Terraform apply failure. Often Terraform errors are not known until terraform apply runs. Occasionally a re run may fix the issue, but not always.
When should you not revert
These are some common examples, but this list is not exhaustive.
If one of the types of tests fail. These are known to be flakey do you should initially re-run these using the same inputs. It has taken up to 5 retries for the functional tests (FTs)
How to revert
Most reverts start out with the same steps, listed below. The steps after this vary depending on whether other deploys are queued behind the failing deploy.
- Generate a revert PR from the PR you have merged in using this button on the PR page of the original merge.
- You should tell others in the #govuk-notify-tech channel that you are doing a revert, and nothing should be merged until the revert completes. Then update the channel saying that the revert is complete and it is safe to deploy again.
If there are no other deploys queued
- Merge your revert PR and let the changes be rolled out.
If is one deploy queued
NOTE: The tag contains the commit SHA, the digest relates the the image digest. Only the SHA will be discussed in this document.

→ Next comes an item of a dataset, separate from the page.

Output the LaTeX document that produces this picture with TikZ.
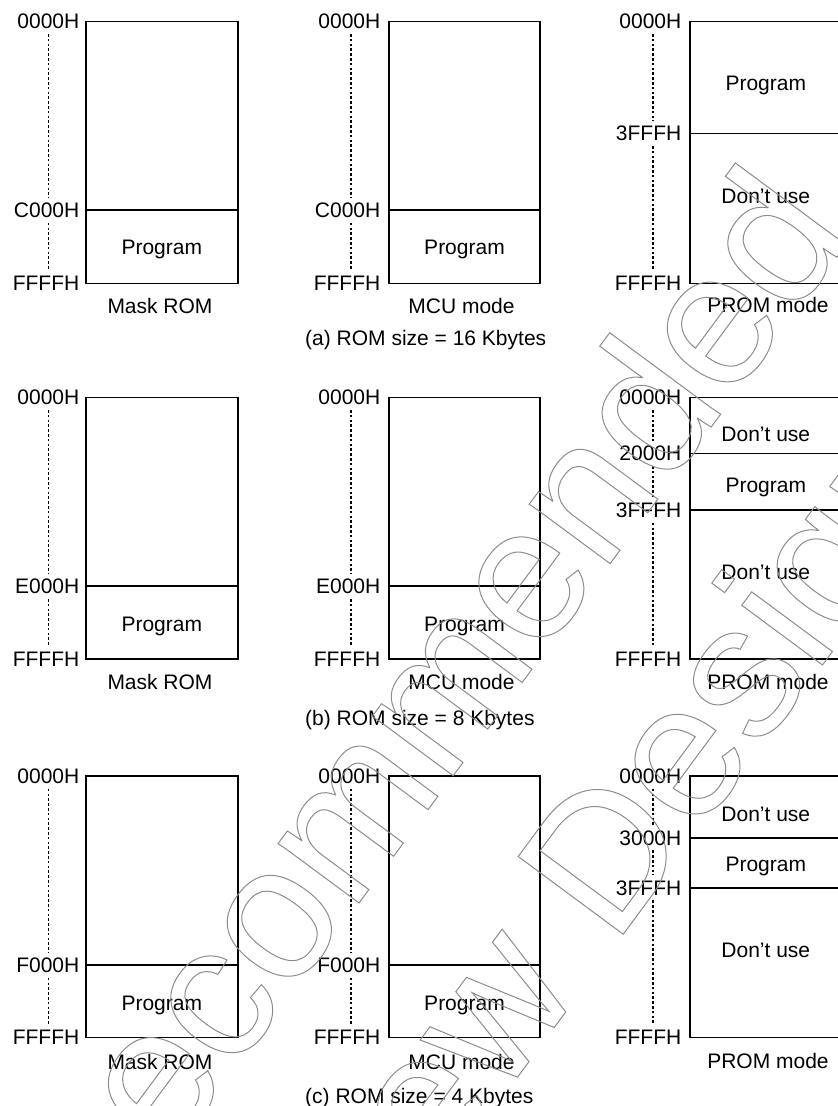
\documentclass[tikz,border=0pt]{standalone}
\usepackage{fontspec}
\setmainfont{Liberation Sans}
\newcommand\outltext[1]{\special{pdf:literal direct 1 Tr 1 w}#1\special{pdf:literal direct 0 Tr}}
\begin{document}
\begin{tikzpicture}[x=1pt,y=-1pt,
  box/.style={line width=1.6pt},
  dotline/.style={line width=1.6pt, dash pattern=on 2.6pt off 2.2pt},
  txt/.style={inner sep=0pt, text height=15pt, text depth=0pt, font=\fontsize{21}{24}\selectfont},
  addr/.style={txt, anchor=east, inner ysep=5pt},
  capt/.style={txt, anchor=west},
  wmark/.style={inner sep=0pt, rotate=53.5, anchor=base east, text=black!45, font=\fontsize{190}{228}\selectfont}
]
\useasboundingbox (0,0) rectangle (838,1106);
\coordinate (d1) at (48.3,0);
\coordinate (d2) at (351,0);
\coordinate (d3) at (652.7,0);

% ================= Row (a) =================
\draw[box] (86,21.3) rectangle (237.7,283.3);
\draw[box] (86,210) -- (237.7,210);
\node[addr] (a1t) at (79.5,21.3) {0000H};
\node[addr] (a1m) at (79.5,210) {C000H};
\node[addr] (a1b) at (79.5,283.3) {FFFFH};
\draw[dotline] (a1t.south -| d1) -- (a1m.north -| d1);
\draw[dotline] (a1m.south -| d1) -- (a1b.north -| d1);
\node[txt] (a1p) at (161.8,247) {Program};
\node[txt] (a1n) at (160,305.5) {Mask ROM};

\draw[box] (389,21.3) rectangle (540,283.3);
\draw[box] (389,210) -- (540,210);
\node[addr] (a2t) at (380.5,21.3) {0000H};
\node[addr] (a2m) at (380.5,210) {C000H};
\node[addr] (a2b) at (380.5,283.3) {FFFFH};
\draw[dotline] (a2t.south -| d2) -- (a2m.north -| d2);
\draw[dotline] (a2m.south -| d2) -- (a2b.north -| d2);
\node[txt] (a2p) at (464.5,247) {Program};
\node[txt] (a2n) at (461.5,305.5) {MCU mode};

\draw[box] (690,21.3) rectangle (841,283.3);
\draw[box] (690,133.3) -- (841,133.3);
\node[addr] (a3t) at (681.5,21.3) {0000H};
\node[addr] (a3m) at (681.5,133.3) {3FFFH};
\node[addr] (a3b) at (681.5,283.3) {FFFFH};
\draw[dotline] (a3t.south -| d3) -- (a3m.north -| d3);
\draw[dotline] (a3m.south -| d3) -- (a3b.north -| d3);
\node[txt] (a3p) at (765.8,83.3) {Program};
\node[txt] (a3d) at (765.8,195.7) {Don’t use};
\node[txt] (a3n) at (768,305.2) {PROM mode};

\node[capt] (acap) at (305,337.8) {(a) ROM size = 16 Kbytes};

% ================= Row (b) =================
\draw[box] (86,397.3) rectangle (237.7,658.7);
\draw[box] (86,586.2) -- (237.7,586.2);
\node[addr] (b1t) at (79.5,397.3) {0000H};
\node[addr] (b1m) at (79.5,586.2) {E000H};
\node[addr] (b1b) at (79.5,658.7) {FFFFH};
\draw[dotline] (b1t.south -| d1) -- (b1m.north -| d1);
\draw[dotline] (b1m.south -| d1) -- (b1b.north -| d1);
\node[txt] (b1p) at (161.8,623.7) {Program};
\node[txt] (b1n) at (160,681.5) {Mask ROM};

\draw[box] (389,397.3) rectangle (540,658.7);
\draw[box] (389,586.2) -- (540,586.2);
\node[addr] (b2t) at (380.5,397.3) {0000H};
\node[addr] (b2m) at (380.5,586.2) {E000H};
\node[addr] (b2b) at (380.5,658.7) {FFFFH};
\draw[dotline] (b2t.south -| d2) -- (b2m.north -| d2);
\draw[dotline] (b2m.south -| d2) -- (b2b.north -| d2);
\node[txt] (b2p) at (464.5,623.7) {Program};
\node[txt] (b2n) at (461.5,681.5) {MCU mode};

\draw[box] (690,397.3) rectangle (841,658.7);
\draw[box] (690,453.3) -- (841,453.3);
\draw[box] (690,510) -- (841,510);
\node[addr] (b3t) at (681.5,397.3) {0000H};
\node[addr] (b3m) at (681.5,453.3) {2000H};
\node[addr] (b3k) at (681.5,510) {3FFFH};
\node[addr] (b3b) at (681.5,658.7) {FFFFH};
\draw[dotline] (b3t.south -| d3) -- (b3m.north -| d3);
\draw[dotline] (b3m.south -| d3) -- (b3k.north -| d3);
\draw[dotline] (b3k.south -| d3) -- (b3b.north -| d3);
\node[txt] (b3d1) at (765.8,433.8) {Don’t use};
\node[txt] (b3p) at (765.8,484.5) {Program};
\node[txt] (b3d2) at (765.8,572.2) {Don’t use};
\node[txt] (b3n) at (768,682) {PROM mode};

\node[capt] (bcap) at (305,717.8) {(b) ROM size = 8 Kbytes};

% ================= Row (c) =================
\draw[box] (86,776) rectangle (237.7,1037.3);
\draw[box] (86,965) -- (237.7,965);
\node[addr] (c1t) at (79.5,776) {0000H};
\node[addr] (c1m) at (79.5,965) {F000H};
\node[addr] (c1b) at (79.5,1037.3) {FFFFH};
\draw[dotline] (c1t.south -| d1) -- (c1m.north -| d1);
\draw[dotline] (c1m.south -| d1) -- (c1b.north -| d1);
\node[txt] (c1p) at (161.8,1003) {Program};
\node[txt] (c1n) at (160,1061.5) {Mask ROM};

\draw[box] (389,776) rectangle (540,1037.3);
\draw[box] (389,965) -- (540,965);
\node[addr] (c2t) at (380.5,776) {0000H};
\node[addr] (c2m) at (380.5,965) {F000H};
\node[addr] (c2b) at (380.5,1037.3) {FFFFH};
\draw[dotline] (c2t.south -| d2) -- (c2m.north -| d2);
\draw[dotline] (c2m.south -| d2) -- (c2b.north -| d2);
\node[txt] (c2p) at (464.5,1003) {Program};
\node[txt] (c2n) at (461.5,1061.5) {MCU mode};

\draw[box] (690,776) rectangle (841,1037.3);
\draw[box] (690,837.7) -- (841,837.7);
\draw[box] (690,887.7) -- (841,887.7);
\node[addr] (c3t) at (681.5,776) {0000H};
\node[addr] (c3m) at (681.5,837.7) {3000H};
\node[addr] (c3k) at (681.5,887.7) {3FFFH};
\node[addr] (c3b) at (681.5,1037.3) {FFFFH};
\draw[dotline] (c3t.south -| d3) -- (c3m.north -| d3);
\draw[dotline] (c3m.south -| d3) -- (c3k.north -| d3);
\draw[dotline] (c3k.south -| d3) -- (c3b.north -| d3);
\node[txt] (c3d1) at (765.8,813.8) {Don’t use};
\node[txt] (c3p) at (765.8,863.7) {Program};
\node[txt] (c3d2) at (765.8,950.3) {Don’t use};
\node[txt] (c3n) at (768,1061.2) {PROM mode};

\node[capt] (ccap) at (305,1095.8) {(c) ROM size = 4 Kbytes};

% ================= watermark =================
\node[wmark] (wm1) at (854,234) {\outltext{Not Recommended}};
\node[wmark] (wm2) at (966,471) {\outltext{for New Design}};
\end{tikzpicture}
\end{document}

Assume here the failed deploy was for api 3a8425. admin 74801 was queued behind it. We want to revert the api change and allow the admin change to deploy.
- You must pin all pack bag inputs to their value set during the failed deploy. Manually click on each packbag input and select the
pin resourcebutton for the latest version of that input.
-
You must cancel the queued deploy.
-
You must change the pin on the queued deploy to the input that was present during the failed deploy. In our example, we will need to pin the
admininput to90f71. -
You must unpin the input that you are going to amend in your revert PR. In this case,
api. -
Merge in your revert PR.
-
You will see a new version of the input available,
SHA HEREthe SHA will match the commit SHA on the your revert PR.
**Add in new image when new input to API is available **
-
Once the new input version is available you can trigger a new build on the packbag job. The only change which will be deployed is the revert PR.
-
Let the revert PR complete deploying.
-
Unpin all packbag inputs and trigger a new build on the packbag job. The queued
admin74801input will now be deployed.
If there are one or more deploys queued
The pack-bag job is continually polled and any new updates are commited to the pack bag and this new version of the pack bag is used as an input in the start-deploy job. The start-deploy job will only trigger an actual deploy if it can claim the pipeline-lock which it cannot do (in most cases), if there is another deploy happening. While waiting to claim the pipeline-lock, a newer version of the pack bag input may become available; writing on top of the previous packbag. Meaning that both inputs to the packbag will be deployed together.
-
Find the packbag commit of the failed deploy
-
Find latest packbag commit
- Compare on the two on github using the first 7 characters of the commit SHA in this format:
https://github.com/path/compare/failed..current e.g.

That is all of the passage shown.